Dawson, Mark (2016) ‘Thou art a scholar; speak to it…’ : Digital Pharmakology and the Future of Academic Practice. Journal of Applied Social Theory, 1 (1). pp. 101-115. ISSN 2398-5836
Full text not available from this repository.Abstract
At no point in history has the education system been so intimately entwined with a globalised, market-driven, technical system. As Bernard Stiegler has argued, this synchronization of the education system's mnemotechnical capabilities with technical systems of production is unprecedented (Stiegler, Technics and Time, Vol.3, 2001). Nowhere is this better illustrated than in the figure of the scholar; a nexus of personal drives and social influence, public and private spheres, (mnemo)technology, educational institution and market influence.
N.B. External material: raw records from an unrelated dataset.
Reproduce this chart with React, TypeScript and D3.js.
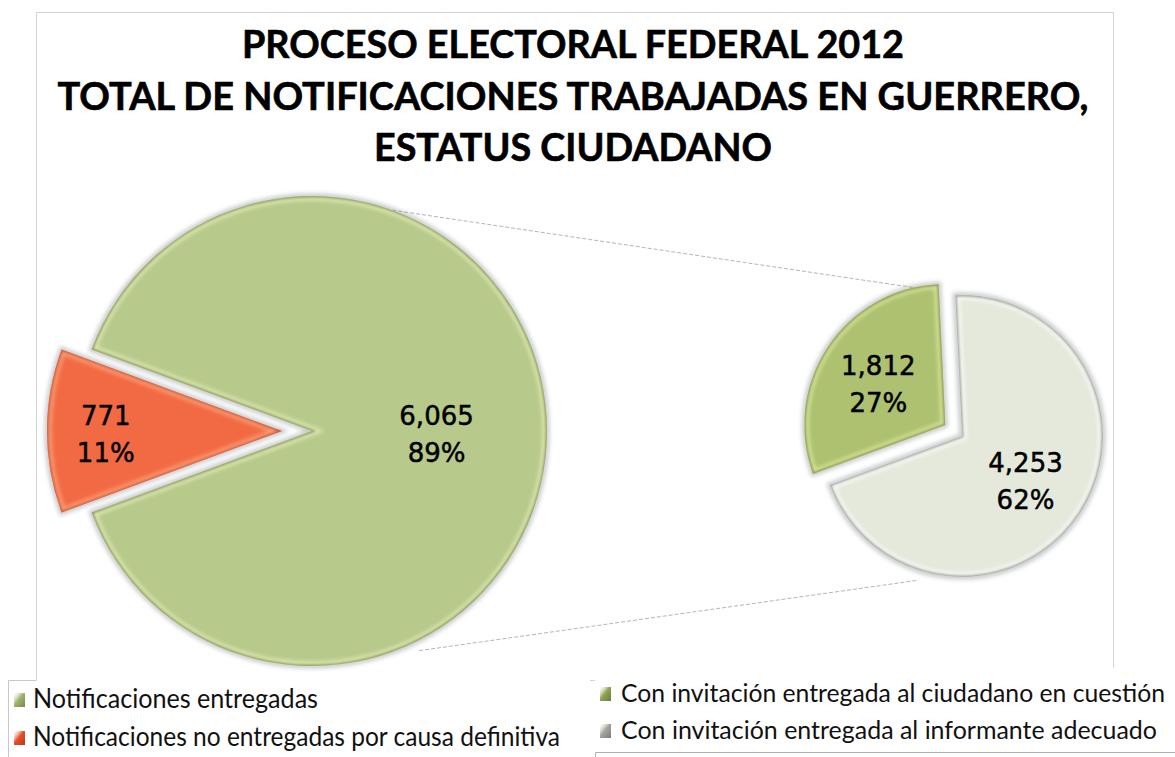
import React from 'react'
import * as d3 from 'd3'

// chart data
const titleLines = [
  'PROCESO ELECTORAL FEDERAL 2012',
  'TOTAL DE NOTIFICACIONES TRABAJADAS EN GUERRERO,',
  'ESTATUS CIUDADANO',
]
const mainCategories = ['Notificaciones entregadas', 'Notificaciones no entregadas por causa definitiva']
const mainValues = [6065, 771]
const detailCategories = [
  'Con invitación entregada al ciudadano en cuestión',
  'Con invitación entregada al informante adecuado',
]
const detailValues = [1812, 4253]

const W = 1175
const H = 757
const rad = (deg: number) => (deg * Math.PI) / 180

const mainColors = ['#b7c98b', '#f26a43']
const mainRims = ['#6e7d40', '#b8452a']
const mainGlows = ['#eef5c0', '#ffb08a']
const detailColors = ['#adc170', '#e4e9dc']
const detailRims = ['#6f7f3a', '#7d8278']
const detailGlows = ['#e8f2a8', '#ffffff']
const legendColors = ['#9fb46a', '#e8502c', '#8fa552', '#a3a69e']

const total = d3.sum(mainValues)
const fmtValue = d3.format(',')
const fmtPct = d3.format('.0%')

const big = { cx: 312, cy: 431, r: 235 }
const small = { cx: 962, cy: 436, r: 141 }

type Slice = d3.PieArcDatum<number>

function explode(a: Slice, dist: number) {
  const mid = (a.startAngle + a.endAngle) / 2
  return [Math.sin(mid) * dist, -Math.cos(mid) * dist]
}

function polar(cx: number, cy: number, r: number, angle: number) {
  return [cx + Math.sin(angle) * r, cy - Math.cos(angle) * r]
}

const PieSlice = ({ id, a, cx, cy, r, offset, color, rim, glow, labelRatio }: any) => {
  const arc = d3.arc<Slice>().innerRadius(0).outerRadius(r)
  const d = arc(a) || ''
  const [dx, dy] = explode(a, offset)
  const labelArc = d3.arc<Slice>().innerRadius(r * labelRatio).outerRadius(r * labelRatio)
  const [lx, ly] = labelArc.centroid(a)
  return (
    <g transform={`translate(${cx + dx},${cy + dy})`}>
      <clipPath id={`clip-${id}`}>
        <path d={d} />
      </clipPath>
      <path d={d} fill="none" stroke="#7f858c" strokeWidth={5} opacity={0.45} filter="url(#soft)" />
      <path d={d} fill={color} />
      <path d={d} fill="none" stroke={glow} strokeWidth={9} opacity={0.7} clipPath={`url(#clip-${id})`} filter="url(#soft)" />
      <path d={d} fill="none" stroke={rim} strokeWidth={3} opacity={0.7} clipPath={`url(#clip-${id})`} filter="url(#thin)" />
      <text x={lx} y={ly - 6} textAnchor="middle" fontFamily="DejaVu Sans" fontSize={26} fill="#000" stroke="#000" strokeWidth={0.5}>
        {fmtValue(a.data)}
      </text>
      <text x={lx} y={ly + 31} textAnchor="middle" fontFamily="DejaVu Sans" fontSize={26} fill="#000" stroke="#000" strokeWidth={0.5}>
        {fmtPct(a.data / total)}
      </text>
    </g>
  )
}

const LegendMarker = ({ x, y, color, id }: any) => (
  <g>
    <linearGradient id={`lg-${id}`} x1="0" y1="0" x2="1" y2="1">
      <stop offset="0" stopColor="#ffffff" stopOpacity={0.3} />
      <stop offset="0.45" stopColor={color} />
      <stop offset="1" stopColor={d3.color(color)!.darker(0.8).toString()} />
    </linearGradient>
    <rect x={x} y={y} width={11} height={14} fill={`url(#lg-${id})`} />
  </g>
)

export default function App() {
  const redAngle = (2 * Math.PI * mainValues[1]) / total
  const mainStart = -Math.PI / 2 + redAngle / 2
  const mainPie = d3.pie<number>().sort(null).startAngle(mainStart).endAngle(mainStart + 2 * Math.PI)
  const mainArcs = mainPie(mainValues)

  const detailStart = rad(-110.3)
  const detailPie = d3.pie<number>().sort(null).startAngle(detailStart).endAngle(detailStart + 2 * Math.PI)
  const detailArcs = detailPie(detailValues)

  const mainOffsets = [0, 30]
  const mainLabelRatio = [0.53, 0.75]
  const detailOffsets = [20, 0]
  const detailLabelRatio = [0.57, 0.54]

  // connector lines between the two pies
  const [dOx, dOy] = explode(detailArcs[0], detailOffsets[0])
  const topA = polar(big.cx, big.cy, big.r, rad(20))
  const topB = polar(small.cx + dOx, small.cy + dOy, small.r, rad(-13))
  const botA = polar(big.cx, big.cy, big.r * 1.04, rad(154))
  const botB = polar(small.cx, small.cy, small.r * 1.07, rad(197))

  return (
    <svg width={W} height={H} style={{ position: 'absolute', left: 0, top: 0, background: '#fff' }}>
      <defs>
        <filter id="soft" x="-10%" y="-10%" width="120%" height="120%">
          <feGaussianBlur stdDeviation={2} />
        </filter>
        <filter id="thin" x="-10%" y="-10%" width="120%" height="120%">
          <feGaussianBlur stdDeviation={0.8} />
        </filter>
      </defs>

      {/* chart area border */}
      <rect x={36.5} y={12.5} width={1077} height={668} fill="#fff" stroke="#d4d4d4" />

      {titleLines.map((t, i) => (
        <text
          key={t}
          x={573}
          y={[58, 110, 161][i]}
          textAnchor="middle"
          fontFamily="Lato, 'Open Sans', sans-serif"
          fontWeight={700}
          fontSize={39}
          fill="#000"
          stroke="#000"
          strokeWidth={0.6}
          textLength={[662, 1031, 398][i]}
          lengthAdjust="spacingAndGlyphs"
        >
          {t}
        </text>
      ))}

      <line x1={topA[0]} y1={topA[1]} x2={topB[0]} y2={topB[1]} stroke="#b5b5b5" strokeWidth={1} strokeDasharray="4 2" />
      <line x1={botA[0]} y1={botA[1]} x2={botB[0]} y2={botB[1]} stroke="#b5b5b5" strokeWidth={1} strokeDasharray="4 2" />

      {mainArcs.map((a, i) => (
        <PieSlice
          key={mainCategories[i]}
          id={`m${i}`}
          a={a}
          cx={big.cx}
          cy={big.cy}
          r={big.r}
          offset={mainOffsets[i]}
          color={mainColors[i]}
          rim={mainRims[i]}
          glow={mainGlows[i]}
          labelRatio={mainLabelRatio[i]}
        />
      ))}
      {detailArcs.map((a, i) => (
        <PieSlice
          key={detailCategories[i]}
          id={`d${i}`}
          a={a}
          cx={small.cx}
          cy={small.cy}
          r={small.r}
          offset={detailOffsets[i]}
          color={detailColors[i]}
          rim={detailRims[i]}
          glow={detailGlows[i]}
          labelRatio={detailLabelRatio[i]}
        />
      ))}

      {/* legend boxes */}
      <rect x={8} y={680} width={582} height={80} fill="#fff" />
      <path d="M8.5,757 V680.5 H36.5" fill="none" stroke="#c8c8c8" />
      <rect x={595} y={668} width={580} height={84} fill="#fff" />
      <path d="M595.5,757 V752.5 H1175" fill="none" stroke="#b0b0b0" />

      {mainCategories.map((c, i) => (
        <g key={c}>
          <LegendMarker id={`lm${i}`} x={14} y={[693, 731][i]} color={legendColors[i]} />
          <text
            x={33}
            y={[708, 746][i]}
            fontFamily="Lato, 'Open Sans', sans-serif"
            fontSize={26}
            fill="#111"
            textLength={[285, 527][i]}
            lengthAdjust="spacingAndGlyphs"
          >
            {c}
          </text>
        </g>
      ))}
      {detailCategories.map((c, i) => (
        <g key={c}>
          <LegendMarker id={`ld${i}`} x={600} y={[687, 724][i]} color={legendColors[i + 2]} />
          <text
            x={621}
            y={[702, 739][i]}
            fontFamily="Lato, 'Open Sans', sans-serif"
            fontSize={25}
            fill="#111"
            textLength={[544, 536][i]}
            lengthAdjust="spacingAndGlyphs"
          >
            {c}
          </text>
        </g>
      ))}
    </svg>
  )
}
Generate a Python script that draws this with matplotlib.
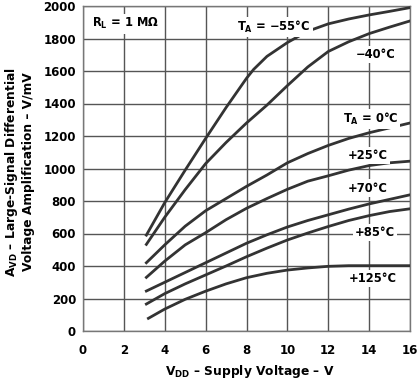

This paper argues that the confluence of these factors raises urgent questions as to the future of digital technology in education, and scholarship in general. The paper will address these issues through two interrelated discourses: one which reads digital technology through the figure of the pharmakon (that which can be both poison and remedy), and the other which aligns the scholar ‘to come’ with a future it must remain impossible to pre-programme, predict or know in advance. Both strands of the paper follow the work of Jacques Derrida and — via the work of Donald Winnicott on the Transitional Object — Bernard Stiegler, but resituate their argument within the realms of academic practice and technology enhanced learning. It argues that Derrida's reading of the pharmakon in Plato’s Phaedrus (Derrida, La dissemination, 1972), in which he deconstructs Plato’s opposing of anamnesis and hypomnesis (between ‘originary’ knowledge and hypo-mnemetic writing as its technological and supplementary contamination), and Bernard Stiegler's repositioning of this through his reading of the technical/'transitional object' (Winnicott, Playing and Reality, 1971), suggests that the inherently 'pharmakological' nature of tekhnē gives us a framework to think through the position, application and impact of the digital upon academic scholarship. By reading this against Derrida’s distancing of ‘the future’ (le futur) from the ‘to come’ (l’avenir), however, we can also suggest how digital technology provides conditions for a scholarship ‘to come’; one which can look the radically ambiguous technological condition of the modern academic institution in the face and speak to it. It begins, however, with Hamlet, and with the odd suggestion that only Horatio, the scholar, can speak to the spectre of a King who demands justice.